== EXERCISE GOAL ==
Reproduce from the records below, with no pictures, exactly the lines between the one containing "Clone this chart in Plotly." and the one containing "import plotly.graph_objects as go", inclusive.

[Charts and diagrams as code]
►
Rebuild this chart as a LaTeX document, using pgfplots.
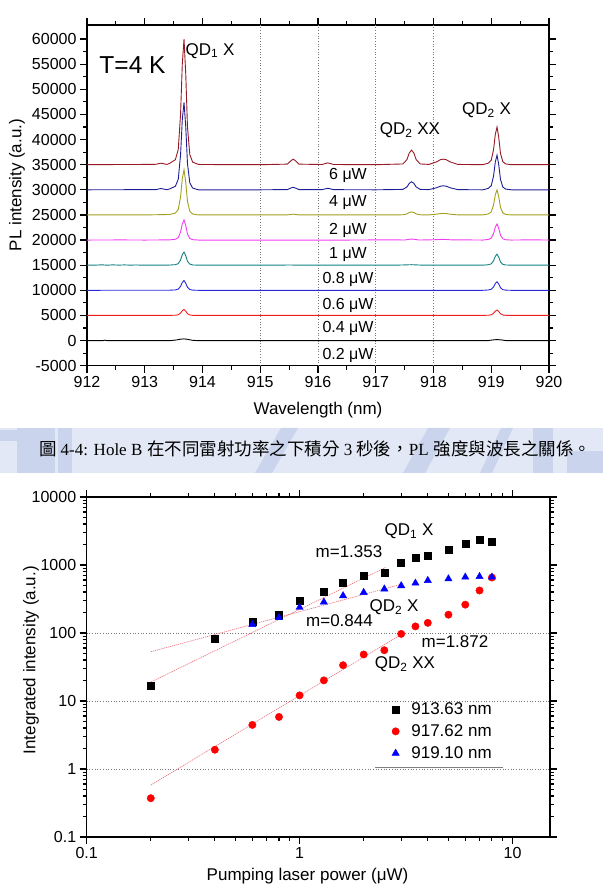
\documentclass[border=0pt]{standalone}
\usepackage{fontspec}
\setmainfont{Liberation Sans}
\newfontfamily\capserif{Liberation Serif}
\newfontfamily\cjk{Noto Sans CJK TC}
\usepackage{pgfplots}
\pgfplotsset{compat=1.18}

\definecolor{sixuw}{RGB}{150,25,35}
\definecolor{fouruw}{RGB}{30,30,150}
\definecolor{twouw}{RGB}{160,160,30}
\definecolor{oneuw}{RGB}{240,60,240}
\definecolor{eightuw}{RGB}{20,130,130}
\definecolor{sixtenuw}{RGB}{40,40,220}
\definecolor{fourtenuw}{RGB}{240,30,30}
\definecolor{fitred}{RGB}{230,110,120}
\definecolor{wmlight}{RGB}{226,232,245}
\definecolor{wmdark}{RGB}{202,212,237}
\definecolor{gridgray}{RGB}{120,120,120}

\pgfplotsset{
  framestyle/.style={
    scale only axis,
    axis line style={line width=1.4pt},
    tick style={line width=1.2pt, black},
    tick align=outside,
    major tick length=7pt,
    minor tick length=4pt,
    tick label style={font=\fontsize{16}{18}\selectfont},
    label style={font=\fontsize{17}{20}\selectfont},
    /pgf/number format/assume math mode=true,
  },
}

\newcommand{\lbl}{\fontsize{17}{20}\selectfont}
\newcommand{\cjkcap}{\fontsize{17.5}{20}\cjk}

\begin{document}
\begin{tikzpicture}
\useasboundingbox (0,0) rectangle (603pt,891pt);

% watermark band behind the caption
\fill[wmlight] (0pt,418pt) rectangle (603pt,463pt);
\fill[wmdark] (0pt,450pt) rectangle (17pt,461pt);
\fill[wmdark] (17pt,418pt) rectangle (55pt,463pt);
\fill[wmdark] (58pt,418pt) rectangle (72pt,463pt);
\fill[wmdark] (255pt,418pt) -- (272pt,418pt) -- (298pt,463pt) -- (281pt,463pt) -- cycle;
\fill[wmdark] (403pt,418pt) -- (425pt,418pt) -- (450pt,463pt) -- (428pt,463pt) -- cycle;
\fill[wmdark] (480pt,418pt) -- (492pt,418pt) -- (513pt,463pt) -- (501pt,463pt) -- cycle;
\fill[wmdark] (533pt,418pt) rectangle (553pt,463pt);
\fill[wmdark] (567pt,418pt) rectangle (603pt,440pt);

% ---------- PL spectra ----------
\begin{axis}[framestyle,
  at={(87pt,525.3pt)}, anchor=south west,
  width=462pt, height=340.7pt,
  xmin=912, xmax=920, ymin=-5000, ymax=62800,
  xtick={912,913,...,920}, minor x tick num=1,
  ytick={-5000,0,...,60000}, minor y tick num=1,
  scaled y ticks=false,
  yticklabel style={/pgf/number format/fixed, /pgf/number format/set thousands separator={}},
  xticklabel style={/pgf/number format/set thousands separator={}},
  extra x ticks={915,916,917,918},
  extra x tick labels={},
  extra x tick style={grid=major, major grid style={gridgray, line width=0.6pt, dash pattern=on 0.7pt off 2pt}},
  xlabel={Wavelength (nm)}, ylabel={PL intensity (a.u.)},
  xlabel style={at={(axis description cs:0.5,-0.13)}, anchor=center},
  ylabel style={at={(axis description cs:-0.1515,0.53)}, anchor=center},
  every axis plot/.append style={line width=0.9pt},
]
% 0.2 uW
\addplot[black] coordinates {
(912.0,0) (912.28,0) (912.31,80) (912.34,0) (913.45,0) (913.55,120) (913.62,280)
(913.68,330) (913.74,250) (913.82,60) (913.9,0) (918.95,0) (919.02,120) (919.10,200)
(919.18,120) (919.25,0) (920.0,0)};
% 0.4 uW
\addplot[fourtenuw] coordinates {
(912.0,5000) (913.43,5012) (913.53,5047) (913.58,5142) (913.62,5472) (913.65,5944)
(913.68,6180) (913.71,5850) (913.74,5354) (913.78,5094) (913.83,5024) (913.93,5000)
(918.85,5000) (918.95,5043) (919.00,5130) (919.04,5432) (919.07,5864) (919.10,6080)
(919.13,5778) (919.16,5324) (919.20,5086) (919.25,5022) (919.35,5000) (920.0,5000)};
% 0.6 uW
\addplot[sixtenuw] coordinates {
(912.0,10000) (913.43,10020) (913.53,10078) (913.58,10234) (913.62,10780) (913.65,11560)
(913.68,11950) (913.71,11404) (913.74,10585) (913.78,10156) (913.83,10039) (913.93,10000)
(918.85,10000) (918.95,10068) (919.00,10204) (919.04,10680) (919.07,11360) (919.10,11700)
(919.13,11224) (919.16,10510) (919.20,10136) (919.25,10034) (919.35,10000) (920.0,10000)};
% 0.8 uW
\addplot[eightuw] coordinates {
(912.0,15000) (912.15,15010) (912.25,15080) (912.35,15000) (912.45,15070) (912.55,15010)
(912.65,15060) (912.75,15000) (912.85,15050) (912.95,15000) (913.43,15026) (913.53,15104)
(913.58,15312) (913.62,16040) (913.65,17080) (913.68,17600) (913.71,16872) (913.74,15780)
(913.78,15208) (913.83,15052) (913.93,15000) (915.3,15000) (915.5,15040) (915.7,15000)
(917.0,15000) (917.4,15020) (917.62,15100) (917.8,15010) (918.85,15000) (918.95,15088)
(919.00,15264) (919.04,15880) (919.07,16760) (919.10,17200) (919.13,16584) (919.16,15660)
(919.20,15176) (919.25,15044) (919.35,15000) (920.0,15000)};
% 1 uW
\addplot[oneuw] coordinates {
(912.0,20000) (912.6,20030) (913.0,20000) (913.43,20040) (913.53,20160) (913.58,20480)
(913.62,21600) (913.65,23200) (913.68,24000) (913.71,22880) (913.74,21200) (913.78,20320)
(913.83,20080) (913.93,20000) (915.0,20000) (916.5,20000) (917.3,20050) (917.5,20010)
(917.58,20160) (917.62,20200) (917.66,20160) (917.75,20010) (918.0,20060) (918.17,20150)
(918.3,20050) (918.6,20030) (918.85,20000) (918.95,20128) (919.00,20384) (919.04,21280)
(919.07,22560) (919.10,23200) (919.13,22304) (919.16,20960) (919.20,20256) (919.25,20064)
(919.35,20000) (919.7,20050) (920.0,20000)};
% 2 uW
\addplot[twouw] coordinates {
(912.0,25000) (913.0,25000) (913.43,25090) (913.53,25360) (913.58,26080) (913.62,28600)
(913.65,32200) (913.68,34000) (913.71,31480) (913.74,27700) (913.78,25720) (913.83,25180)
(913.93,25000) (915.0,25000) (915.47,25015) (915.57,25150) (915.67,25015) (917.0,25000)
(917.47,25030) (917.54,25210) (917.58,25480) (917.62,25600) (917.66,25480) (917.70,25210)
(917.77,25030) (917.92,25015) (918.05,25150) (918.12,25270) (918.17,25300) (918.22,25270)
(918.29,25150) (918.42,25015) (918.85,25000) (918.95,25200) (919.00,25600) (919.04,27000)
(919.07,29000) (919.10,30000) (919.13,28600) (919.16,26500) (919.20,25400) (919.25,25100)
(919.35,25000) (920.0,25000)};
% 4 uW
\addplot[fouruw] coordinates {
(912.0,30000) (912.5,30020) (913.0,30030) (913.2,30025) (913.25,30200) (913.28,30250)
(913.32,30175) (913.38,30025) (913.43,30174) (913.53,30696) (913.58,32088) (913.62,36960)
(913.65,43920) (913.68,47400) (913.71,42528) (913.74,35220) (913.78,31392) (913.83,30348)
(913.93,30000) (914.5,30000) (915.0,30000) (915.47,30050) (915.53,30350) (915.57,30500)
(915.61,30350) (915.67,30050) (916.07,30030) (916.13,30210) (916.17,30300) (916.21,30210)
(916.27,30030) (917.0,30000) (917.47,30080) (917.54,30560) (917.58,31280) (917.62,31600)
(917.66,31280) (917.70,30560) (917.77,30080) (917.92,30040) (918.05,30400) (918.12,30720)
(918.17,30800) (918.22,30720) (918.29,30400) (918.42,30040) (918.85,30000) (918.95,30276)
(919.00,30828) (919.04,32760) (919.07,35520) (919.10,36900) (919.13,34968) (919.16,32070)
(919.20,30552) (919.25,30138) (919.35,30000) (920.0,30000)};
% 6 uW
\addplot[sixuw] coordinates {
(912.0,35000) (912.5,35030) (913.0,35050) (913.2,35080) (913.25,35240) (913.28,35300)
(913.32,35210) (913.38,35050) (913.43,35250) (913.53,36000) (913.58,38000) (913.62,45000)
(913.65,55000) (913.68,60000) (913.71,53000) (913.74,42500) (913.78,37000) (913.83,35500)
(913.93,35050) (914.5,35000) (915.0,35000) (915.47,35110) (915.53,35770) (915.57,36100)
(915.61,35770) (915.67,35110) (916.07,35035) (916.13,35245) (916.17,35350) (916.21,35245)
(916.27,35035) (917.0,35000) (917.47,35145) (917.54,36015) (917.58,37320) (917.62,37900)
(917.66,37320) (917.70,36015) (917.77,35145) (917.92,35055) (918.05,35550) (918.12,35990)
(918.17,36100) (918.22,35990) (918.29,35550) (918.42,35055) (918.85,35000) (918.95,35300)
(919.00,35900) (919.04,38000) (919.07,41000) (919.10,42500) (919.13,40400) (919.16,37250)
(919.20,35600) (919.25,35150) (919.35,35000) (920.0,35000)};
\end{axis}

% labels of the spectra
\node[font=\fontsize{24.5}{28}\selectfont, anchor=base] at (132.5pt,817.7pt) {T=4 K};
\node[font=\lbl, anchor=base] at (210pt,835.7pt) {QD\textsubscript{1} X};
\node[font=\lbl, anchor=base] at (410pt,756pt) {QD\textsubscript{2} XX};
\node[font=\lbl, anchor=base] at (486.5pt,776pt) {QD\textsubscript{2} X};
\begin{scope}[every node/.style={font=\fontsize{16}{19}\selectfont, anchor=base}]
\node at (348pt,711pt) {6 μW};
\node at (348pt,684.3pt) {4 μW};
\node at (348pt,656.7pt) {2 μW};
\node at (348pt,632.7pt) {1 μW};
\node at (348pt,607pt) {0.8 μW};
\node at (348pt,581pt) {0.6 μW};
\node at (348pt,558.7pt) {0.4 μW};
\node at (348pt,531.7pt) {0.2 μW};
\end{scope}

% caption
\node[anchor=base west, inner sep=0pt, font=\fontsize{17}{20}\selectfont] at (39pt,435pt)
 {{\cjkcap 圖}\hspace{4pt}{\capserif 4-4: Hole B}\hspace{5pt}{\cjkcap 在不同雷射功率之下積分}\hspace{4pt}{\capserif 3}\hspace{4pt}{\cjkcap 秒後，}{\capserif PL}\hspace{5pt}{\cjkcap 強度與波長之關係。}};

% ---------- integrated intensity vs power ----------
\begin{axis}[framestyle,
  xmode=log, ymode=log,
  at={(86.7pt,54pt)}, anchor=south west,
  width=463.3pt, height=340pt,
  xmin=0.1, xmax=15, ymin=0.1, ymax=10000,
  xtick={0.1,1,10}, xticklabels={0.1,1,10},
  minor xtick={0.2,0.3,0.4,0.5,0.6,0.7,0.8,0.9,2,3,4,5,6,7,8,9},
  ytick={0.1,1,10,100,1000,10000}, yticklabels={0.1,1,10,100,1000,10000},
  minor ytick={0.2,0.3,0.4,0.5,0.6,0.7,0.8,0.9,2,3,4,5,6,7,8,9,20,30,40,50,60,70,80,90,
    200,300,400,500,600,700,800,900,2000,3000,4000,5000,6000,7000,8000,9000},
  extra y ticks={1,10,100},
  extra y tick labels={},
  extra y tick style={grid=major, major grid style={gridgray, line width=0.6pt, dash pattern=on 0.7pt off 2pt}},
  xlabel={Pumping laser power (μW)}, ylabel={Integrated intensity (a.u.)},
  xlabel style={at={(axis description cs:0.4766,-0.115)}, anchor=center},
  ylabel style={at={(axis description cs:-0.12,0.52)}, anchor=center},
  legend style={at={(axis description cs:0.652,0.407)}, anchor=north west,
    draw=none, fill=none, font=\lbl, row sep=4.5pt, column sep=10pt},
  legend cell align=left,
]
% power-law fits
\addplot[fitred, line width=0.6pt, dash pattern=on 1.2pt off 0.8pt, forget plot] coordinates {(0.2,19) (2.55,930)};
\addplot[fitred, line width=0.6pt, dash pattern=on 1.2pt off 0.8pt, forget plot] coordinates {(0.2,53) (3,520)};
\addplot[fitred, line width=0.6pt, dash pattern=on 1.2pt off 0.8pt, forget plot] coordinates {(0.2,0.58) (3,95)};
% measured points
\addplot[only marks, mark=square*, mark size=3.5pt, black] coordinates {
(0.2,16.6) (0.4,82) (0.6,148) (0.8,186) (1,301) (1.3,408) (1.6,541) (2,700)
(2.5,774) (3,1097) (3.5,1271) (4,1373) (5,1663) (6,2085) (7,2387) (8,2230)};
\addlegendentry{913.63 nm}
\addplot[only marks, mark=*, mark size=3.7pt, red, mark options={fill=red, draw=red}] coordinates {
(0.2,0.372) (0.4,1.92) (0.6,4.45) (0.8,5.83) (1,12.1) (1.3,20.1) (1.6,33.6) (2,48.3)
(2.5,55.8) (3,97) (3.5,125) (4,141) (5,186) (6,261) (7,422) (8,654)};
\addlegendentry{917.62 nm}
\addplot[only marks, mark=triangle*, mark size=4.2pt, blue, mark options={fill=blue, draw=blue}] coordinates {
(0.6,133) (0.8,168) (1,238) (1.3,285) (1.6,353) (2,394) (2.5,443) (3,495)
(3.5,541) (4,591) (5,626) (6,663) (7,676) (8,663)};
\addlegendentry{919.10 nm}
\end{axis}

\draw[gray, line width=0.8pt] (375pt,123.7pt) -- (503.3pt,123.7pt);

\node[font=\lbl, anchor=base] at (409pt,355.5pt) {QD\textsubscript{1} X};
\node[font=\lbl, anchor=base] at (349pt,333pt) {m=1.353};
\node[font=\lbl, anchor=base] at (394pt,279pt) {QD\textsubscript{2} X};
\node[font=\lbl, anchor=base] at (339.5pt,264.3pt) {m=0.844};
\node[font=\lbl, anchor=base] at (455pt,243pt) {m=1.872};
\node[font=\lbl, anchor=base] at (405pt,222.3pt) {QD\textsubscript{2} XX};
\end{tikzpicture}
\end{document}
◄
►
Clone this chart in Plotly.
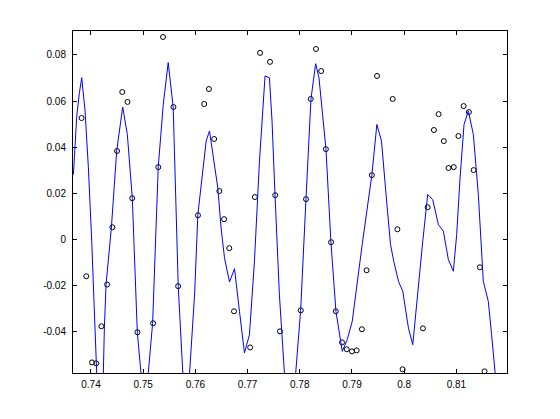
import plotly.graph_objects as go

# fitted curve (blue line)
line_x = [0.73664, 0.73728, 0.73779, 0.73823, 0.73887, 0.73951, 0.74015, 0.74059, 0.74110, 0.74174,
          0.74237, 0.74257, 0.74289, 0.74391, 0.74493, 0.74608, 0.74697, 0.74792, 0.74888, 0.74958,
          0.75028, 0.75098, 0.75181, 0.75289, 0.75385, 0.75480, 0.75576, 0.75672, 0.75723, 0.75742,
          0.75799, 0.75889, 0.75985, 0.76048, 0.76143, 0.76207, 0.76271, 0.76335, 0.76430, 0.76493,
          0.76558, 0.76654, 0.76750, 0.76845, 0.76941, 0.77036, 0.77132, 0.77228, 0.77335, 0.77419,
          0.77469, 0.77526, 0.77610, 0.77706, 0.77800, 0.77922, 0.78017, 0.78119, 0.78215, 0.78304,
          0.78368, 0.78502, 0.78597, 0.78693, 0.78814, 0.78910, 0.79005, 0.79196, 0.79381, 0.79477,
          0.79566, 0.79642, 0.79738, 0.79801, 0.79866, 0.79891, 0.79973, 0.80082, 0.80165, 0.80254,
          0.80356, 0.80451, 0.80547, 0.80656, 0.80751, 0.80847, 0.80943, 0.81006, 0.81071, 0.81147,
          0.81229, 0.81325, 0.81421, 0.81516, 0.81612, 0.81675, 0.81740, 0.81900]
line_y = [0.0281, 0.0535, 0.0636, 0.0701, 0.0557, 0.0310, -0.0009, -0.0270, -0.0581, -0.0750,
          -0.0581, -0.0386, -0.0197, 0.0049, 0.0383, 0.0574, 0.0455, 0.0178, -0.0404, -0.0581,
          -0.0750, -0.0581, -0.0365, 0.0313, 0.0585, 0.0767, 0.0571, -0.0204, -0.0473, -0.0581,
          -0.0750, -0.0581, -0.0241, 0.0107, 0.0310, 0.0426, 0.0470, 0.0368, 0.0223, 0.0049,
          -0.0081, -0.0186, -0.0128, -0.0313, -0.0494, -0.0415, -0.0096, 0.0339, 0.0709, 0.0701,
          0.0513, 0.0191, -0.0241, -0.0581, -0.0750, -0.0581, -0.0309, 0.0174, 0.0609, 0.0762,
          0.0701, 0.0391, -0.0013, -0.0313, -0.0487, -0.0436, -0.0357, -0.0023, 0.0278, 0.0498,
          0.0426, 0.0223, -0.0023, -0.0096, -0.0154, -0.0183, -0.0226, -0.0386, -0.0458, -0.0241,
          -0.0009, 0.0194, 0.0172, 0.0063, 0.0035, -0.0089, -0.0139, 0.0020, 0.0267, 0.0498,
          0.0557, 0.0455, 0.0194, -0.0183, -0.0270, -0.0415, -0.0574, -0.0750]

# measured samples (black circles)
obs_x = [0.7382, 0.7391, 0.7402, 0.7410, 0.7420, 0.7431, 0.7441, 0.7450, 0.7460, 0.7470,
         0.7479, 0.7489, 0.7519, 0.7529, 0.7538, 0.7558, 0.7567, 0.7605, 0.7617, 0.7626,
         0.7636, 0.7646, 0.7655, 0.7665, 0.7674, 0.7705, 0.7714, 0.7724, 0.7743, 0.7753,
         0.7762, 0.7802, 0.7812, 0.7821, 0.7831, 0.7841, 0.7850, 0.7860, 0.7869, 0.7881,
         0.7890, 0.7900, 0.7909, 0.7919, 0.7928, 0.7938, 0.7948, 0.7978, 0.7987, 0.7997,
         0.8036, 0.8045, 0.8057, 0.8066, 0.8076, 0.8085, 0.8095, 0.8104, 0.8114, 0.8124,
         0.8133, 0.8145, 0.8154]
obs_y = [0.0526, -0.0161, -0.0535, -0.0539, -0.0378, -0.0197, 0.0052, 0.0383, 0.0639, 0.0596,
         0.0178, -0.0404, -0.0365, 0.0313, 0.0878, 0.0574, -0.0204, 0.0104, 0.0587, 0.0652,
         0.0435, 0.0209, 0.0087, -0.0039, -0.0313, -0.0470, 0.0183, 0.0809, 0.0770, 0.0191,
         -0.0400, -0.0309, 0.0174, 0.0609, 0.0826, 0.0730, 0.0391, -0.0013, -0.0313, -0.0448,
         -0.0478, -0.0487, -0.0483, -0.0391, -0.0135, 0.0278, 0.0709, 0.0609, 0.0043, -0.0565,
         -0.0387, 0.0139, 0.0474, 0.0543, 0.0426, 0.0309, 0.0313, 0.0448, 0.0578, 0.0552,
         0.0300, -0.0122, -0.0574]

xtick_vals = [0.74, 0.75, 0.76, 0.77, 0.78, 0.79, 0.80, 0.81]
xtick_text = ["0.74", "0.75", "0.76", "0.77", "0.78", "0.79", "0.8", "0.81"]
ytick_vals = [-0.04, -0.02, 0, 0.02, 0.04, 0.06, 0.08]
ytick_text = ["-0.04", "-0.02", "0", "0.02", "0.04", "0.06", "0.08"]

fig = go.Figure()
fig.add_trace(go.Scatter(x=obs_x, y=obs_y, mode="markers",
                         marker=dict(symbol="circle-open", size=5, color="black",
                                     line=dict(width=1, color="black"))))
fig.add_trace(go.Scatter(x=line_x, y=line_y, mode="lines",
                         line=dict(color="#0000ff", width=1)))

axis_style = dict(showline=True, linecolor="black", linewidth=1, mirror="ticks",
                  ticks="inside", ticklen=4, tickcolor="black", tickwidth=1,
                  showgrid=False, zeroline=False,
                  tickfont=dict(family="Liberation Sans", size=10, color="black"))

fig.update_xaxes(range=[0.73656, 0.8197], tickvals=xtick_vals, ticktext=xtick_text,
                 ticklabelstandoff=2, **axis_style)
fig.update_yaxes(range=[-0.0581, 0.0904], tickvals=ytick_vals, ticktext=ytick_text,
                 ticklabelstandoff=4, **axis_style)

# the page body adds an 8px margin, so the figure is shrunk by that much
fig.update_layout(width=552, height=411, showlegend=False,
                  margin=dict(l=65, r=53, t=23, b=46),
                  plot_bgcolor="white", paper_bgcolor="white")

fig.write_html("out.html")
◄
►
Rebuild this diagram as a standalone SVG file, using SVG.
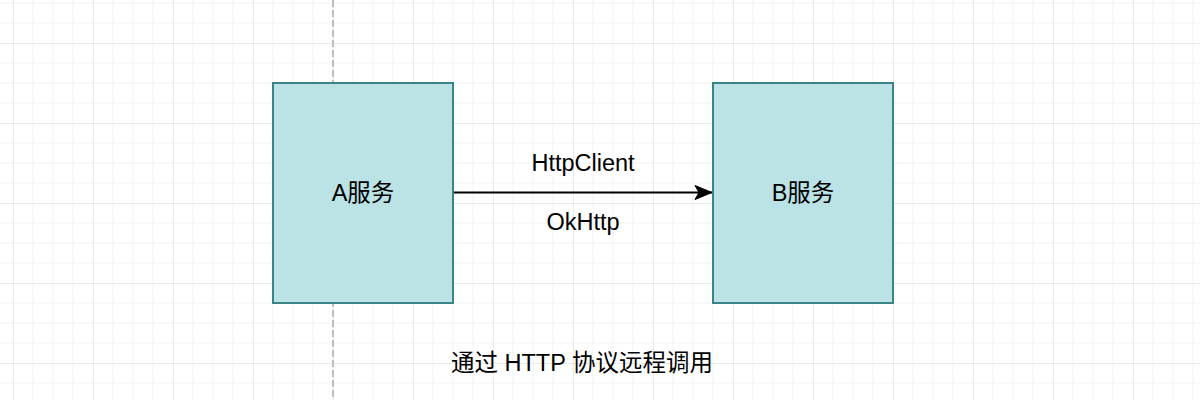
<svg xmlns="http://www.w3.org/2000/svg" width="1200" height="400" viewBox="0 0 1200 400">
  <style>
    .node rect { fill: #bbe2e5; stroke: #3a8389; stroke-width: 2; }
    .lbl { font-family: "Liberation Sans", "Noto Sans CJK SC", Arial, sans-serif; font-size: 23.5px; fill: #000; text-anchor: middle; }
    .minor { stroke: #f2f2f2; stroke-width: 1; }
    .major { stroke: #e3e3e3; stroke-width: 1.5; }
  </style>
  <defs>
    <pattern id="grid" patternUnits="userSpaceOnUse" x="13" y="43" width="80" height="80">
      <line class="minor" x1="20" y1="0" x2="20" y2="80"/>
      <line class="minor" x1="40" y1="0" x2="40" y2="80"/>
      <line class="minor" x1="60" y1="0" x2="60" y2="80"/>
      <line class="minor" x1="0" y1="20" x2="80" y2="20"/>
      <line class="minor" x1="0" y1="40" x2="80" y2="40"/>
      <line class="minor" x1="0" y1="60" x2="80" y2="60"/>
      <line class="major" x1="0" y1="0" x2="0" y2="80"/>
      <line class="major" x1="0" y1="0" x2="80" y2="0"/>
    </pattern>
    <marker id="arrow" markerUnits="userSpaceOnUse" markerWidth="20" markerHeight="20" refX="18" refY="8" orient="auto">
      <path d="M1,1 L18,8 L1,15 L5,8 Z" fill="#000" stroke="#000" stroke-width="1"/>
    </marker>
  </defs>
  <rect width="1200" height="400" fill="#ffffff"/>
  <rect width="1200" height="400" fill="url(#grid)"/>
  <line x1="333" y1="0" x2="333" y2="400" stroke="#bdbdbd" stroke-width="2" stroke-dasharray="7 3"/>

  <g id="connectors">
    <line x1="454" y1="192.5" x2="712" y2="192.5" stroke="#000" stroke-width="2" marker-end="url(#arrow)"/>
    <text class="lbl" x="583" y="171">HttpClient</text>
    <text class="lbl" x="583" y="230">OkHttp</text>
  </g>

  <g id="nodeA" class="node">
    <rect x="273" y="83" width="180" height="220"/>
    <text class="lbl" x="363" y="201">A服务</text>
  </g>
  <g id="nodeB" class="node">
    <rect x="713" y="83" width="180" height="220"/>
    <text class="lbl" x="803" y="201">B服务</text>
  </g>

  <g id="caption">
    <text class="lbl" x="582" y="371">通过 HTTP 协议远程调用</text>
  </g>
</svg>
◄
== EXERCISE RESPONSE ==
Clone this chart in Plotly.
import plotly.graph_objects as go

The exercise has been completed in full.